Modern TEM are equipped with a Cold Field Emission Gun (FEG) or with a Schottky FEG, making them suitable for materials science, nanotechnology, and various fields requiring detailed structural and compositional analysis in a local nanoscale. Indeed, point resolution below 0.3 nm at 200kV in TEM mode can be reached, according to the
instrument configuration.

In the STEM mode, electrons pass through the specimen, but, the electron optics focus the beam into a narrow spot which is scanned over the sample in a raster. The rastering of the beam across the sample makes these microscopes suitable for analysis techniques.

According to the specific configuration (see details and the specific availability below, referred to each instrument and facility), the microscope can be equipped with a selection of multiple detectors enabling different techniques, such as Energy-Dispersive x-ray Spectroscopy analysis (EDS), electron energy loss spectroscopy (EELS), STEM detectors in bright field (BF), annular bright field (ABF), annular dark field (ADF) for diffraction contrast, high-angle annular dark field (HAADF) for Z-contrast.

EELS/EDS system control software enables point-by-point signal acquisitions, for the analysis of spectra and maps.
Sample preparation (see details and the specific availability below, referred to each instrument and facility) is a crucial part in TEM experiments.

High quality TEM specimens have a thickness that is comparable to the mean free path of the electrons that travel through the samples, which may be only a few tens of nanometres. Preparation of TEM specimens is specific to the material under analysis and the desired information to obtain from the specimen. Sample preparation laboratories are equipped with the basic tools (diamond saw, polisher, dimpler, ultrasonic cutter, precision ion polishing system, plasma cleaner) commonly used in conventional thinning procedures.

Luminescence optical spectroscopy is a classical spectroscopy to characterize excited states in semiconductors. It is based on an optical excitation with an excess energy with respect to the band gap. The various pathways of de-excitation give rise to a re-emitted photon distribution with energy related to the excited states.

The lineshape as a function of the re-emitted photon energy is generally modeled by the product of the absorption times the photoexcited electron and hole distribution functions at energies coupled by the photon. In this approximation a common temperature of electrons and holes is postulated and by fitting the high energy tail of the spectrum the carriers temperature can be retrieved.

The PhotoLumiscence also provides a scenario for the exciton dynamics; in particular, varying the flux of the photon beam, the PhotoLuminescence intensity is super-linear in the case of exciton-exciton interaction.

Moreover, PhotoLuminescence at low temperature is a powerful tool to characterize point defects in semiconductors, and it is a fundamental characterization to improve the quality of the semiconductors in electronic devices.

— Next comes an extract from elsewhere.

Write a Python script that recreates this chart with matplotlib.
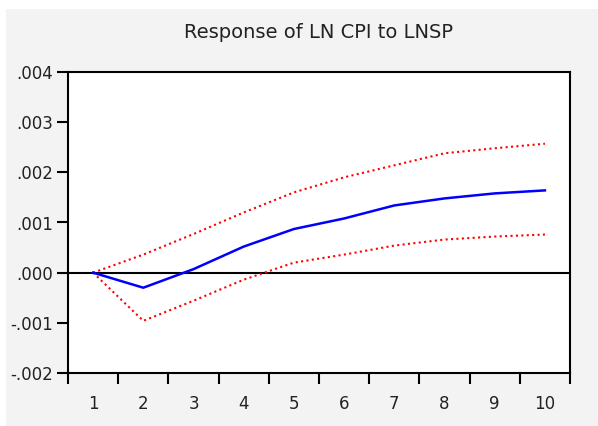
import matplotlib

matplotlib.use("Agg")
import matplotlib.pyplot as plt  # noqa: E402
from matplotlib.patches import Rectangle  # noqa: E402

# impulse response values
periods = [1, 2, 3, 4, 5, 6, 7, 8, 9, 10]
response = [0.0, -0.00030, 0.00007, 0.00052, 0.00087, 0.00108, 0.00134, 0.00148, 0.00158, 0.00164]
upper_band = [0.0, 0.00036, 0.00077, 0.00120, 0.00160, 0.00190, 0.00214, 0.00238, 0.00248, 0.00257]
lower_band = [0.0, -0.00096, -0.00056, -0.00014, 0.00020, 0.00036, 0.00054, 0.00066, 0.00072, 0.00076]

y_ticks = [-0.002, -0.001, 0.0, 0.001, 0.002, 0.003, 0.004]
y_labels = ["-.002", "-.001", ".000", ".001", ".002", ".003", ".004"]
title = "Response of LN CPI to LNSP"

plt.rcParams["font.family"] = ["DejaVu Sans"]

fig = plt.figure(figsize=(5.98, 4.26), dpi=100, facecolor="white")
fig.patches.append(Rectangle((6 / 598, 0), 1, 1 - 9 / 426, transform=fig.transFigure,
                             facecolor="#f3f3f3", edgecolor="none", zorder=-10))
ax = fig.add_axes([68 / 598, 1 - 373 / 426, (570 - 68) / 598, (373 - 72) / 426])
ax.set_facecolor("white")

ax.axhline(0, color="black", lw=1.5, zorder=1)
ax.plot(periods, response, color="#0000ff", lw=1.8, zorder=3)
ax.plot(periods, upper_band, color="#ff0000", lw=1.5, ls=(0, (1, 1.6)), zorder=2)
ax.plot(periods, lower_band, color="#ff0000", lw=1.5, ls=(0, (1, 1.6)), zorder=2)

ax.set_xlim(0.5, 10.5)
ax.set_ylim(-0.002, 0.004)

# labels at integers, tick marks between periods
ax.set_xticks(periods)
ax.set_xticklabels([str(p) for p in periods])
ax.set_xticks([p - 0.5 for p in periods] + [10.5], minor=True)
ax.tick_params(axis="x", which="major", length=0, pad=16, labelsize=12, labelcolor="#222222")
ax.tick_params(axis="x", which="minor", length=8, width=1.5, direction="out")

ax.set_yticks(y_ticks)
ax.set_yticklabels(y_labels)
ax.tick_params(axis="y", length=8, width=1.5, direction="out", pad=3, labelsize=12,
               labelcolor="#222222")

for side in ["left", "bottom", "top", "right"]:
    ax.spines[side].set_linewidth(1.5)

fig.text(319 / 598, 1 - 32 / 426, title, ha="center", va="center", fontsize=14, color="#222222")

fig.savefig("out.png", dpi=100, facecolor=fig.get_facecolor())
plt.close(fig)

PES (Photo-electron Spectroscopy) is a general term that includes X-ray Photoelectron Spectroscopy (XPS), also known as Electron Spectroscopy for Chemical Analysis (ESCA),  and Ultraviolet Photoelectron Spectroscopy (UPS), that are the most used techniques for the investigation of the chemical properties of the material. In PES, a monochromatic photon beam impinges on the sample and extracts photoelectrons. These photoelectrons are then collected by an electrostatic lens system; their energy dispersion is then measured by an electron energy analyzer. The collected data form the so-called electron dispersion curve (EDC) or photoemission spectrum. From the analysis of the photoemission spectrum, it is possible to derive the chemical composition (stoichiometry) of the material under study and several information about the chemical state of each element, such as oxidation state, chemical bonds, etc. PES can be exploited as a surface chemical analysis technique: the valence band DOS (assessable by UPS) reveals the orbital contributions through cross-section analysis (photon energy dependence) and core level photoemission (assessable by XPS) is sensitive to the local environment of a given atomic species in the first atomic layers of the sample.